Opposition criticises the Catalan Government’s budget and the Spanish Government warns of not meeting the deficit objective

After the presentation of the Catalan Government’s budget proposal at the Catalan Parliament, opposition parties criticised its content and the lack of debate on the subject. The Catalan Government needs support from opposition MPs or at least their abstention to approve the budget, which foresees a 2.66% deficit for 2011. The Spanish Vice President for Economy Elena Salgado insists that the mechanisms of deficit control “will be strictly implemented”.

CNA / Gaspar Pericay Coll

June 1, 2011 12:03 AM

Barcelona (ACN).- Opposition parties did not react in an enthusiastic way to the Catalan Government’s budget proposal, quite the contrary in fact. However, the Centre-Right Catalan Nationalist Coalition ‘Convergència i Unió’ (CiU), which runs the Catalan Government, cannot approve the budget by itself, only with its simple majority at the Catalan Parliament. CiU has 62 MPs, but the absolute majority is 68. Therefore, CiU needs support or at least the abstention of 6 MPs from the opposition to pass the budget. In the next few weeks, parliamentary negotiations will be held and theoretically the budget could see some changes. However, on Tuesday all the opposition parties except one isolated MP stated that they will not give their support to the current budget proposal. The current budget proposal cuts public expenditure by 10%; Health and Education have expenditure cuts between 6.5% and 7.4%, but together with Social Welfare they have a global budget cut of 1,089 million euros. In addition, the budget foresees a public deficit of 2.66% of Catalan GDP and not the 1.3% demanded by the Spanish Government but not agreed on by the Catalan Executive. The Spanish Vice President for Economy and Finance Elena Salgado reacted in a cautious way but sent a warning.


Elena Salgado refused to make a detailed assessment on the Catalan budget proposal at this stage. However she warned that the mechanisms to control the public deficit “will be strictly implemented”. This basically means not allowing the Catalan Government to issue new debt and thus asphyxiating it financially, obliging it by force to reduce its expenditure. Salgado insisted that she prefers to wait for the Parliamentary approval of the Catalan budget and for the budget execution before taking any decision regarding prohibiting issuing new debt.

At the moment, the budget would no be approved by the Catalan Parliament

After the Catalan Finance Minsiter, Andreu Mas-Colell presented the budget on Tuesday morning at the Catalan Parliament, opposition parties reacted.

The main opposition party, the Catalan Socialist Party (PSC) announced its full opposition, as the budget “does not fight against the crisis” and “the budget cuts are structural”. PSC Spokesperson for Economic Affairs Rocío Martínez-Sampere also criticised the Government’s plan to delete the Inheritance Tax, a measure that according to her “will only benefit 529 families” that inherit more than 1 million euros and “will damage 7.5 million Catalans”.
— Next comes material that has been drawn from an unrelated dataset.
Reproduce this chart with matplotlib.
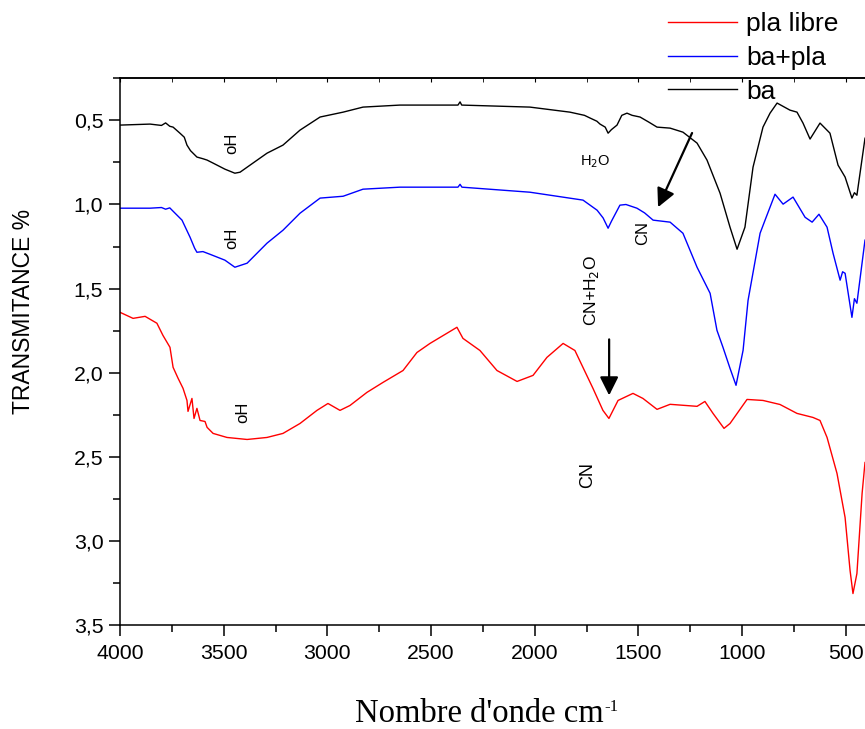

The Conservative and Spanish Nationalist People’s Party of Catalonia (PPC) also announced that they do not support the budget and they are considering presenting a motion against them. The PPC Parliamentary Spokesperson Enric Millo asked the Catalan Government to rectify and “not act as if they had the absolute majority”. Millo criticised a lack of dialogue in order to present a budget proposal counting with some previous consensus in the Parliament.

The Catalan Green Socialist Coalition (ICV-EUiA) underlined that the budget focuses the “budget cuts on the most vulnerable”. Joan Boada, ICV-EUiA Spokesperson, criticised not focusing on revenues by raising taxes.

The Left-Wing Catalan Independence Party (ERC) announced their “no” vote if the Government does not change its current attitude and begin discussing the budget cuts. ERC Parliamentary Spokesperson, Anna Simó criticised the Catalan Government for asking the other parties to abstain, “asking for abstention is not enough, because the first responsibility parties have to watch out that the budget social cohesion is not damaged”.

Most of the mixed group, divided in three, announced their full opposition to the budget. Only one MP actually said he will give his support: Populist and Pro Catalan Independence Joan Laporta, former President of the FC Barcelona. His former colleagues in the electoral coalition, from ‘Solidaritat per la Independència’ (SI), announced they will present an alternative budget, “the budget of an independent Catalan State”. Finally, the Anti Catalan Nationalist and Populist ‘Ciutadans’ (C’s) criticised the Government’s proposal for cutting health and education expenditure but continuing to spend money on “building the Catalan nation”.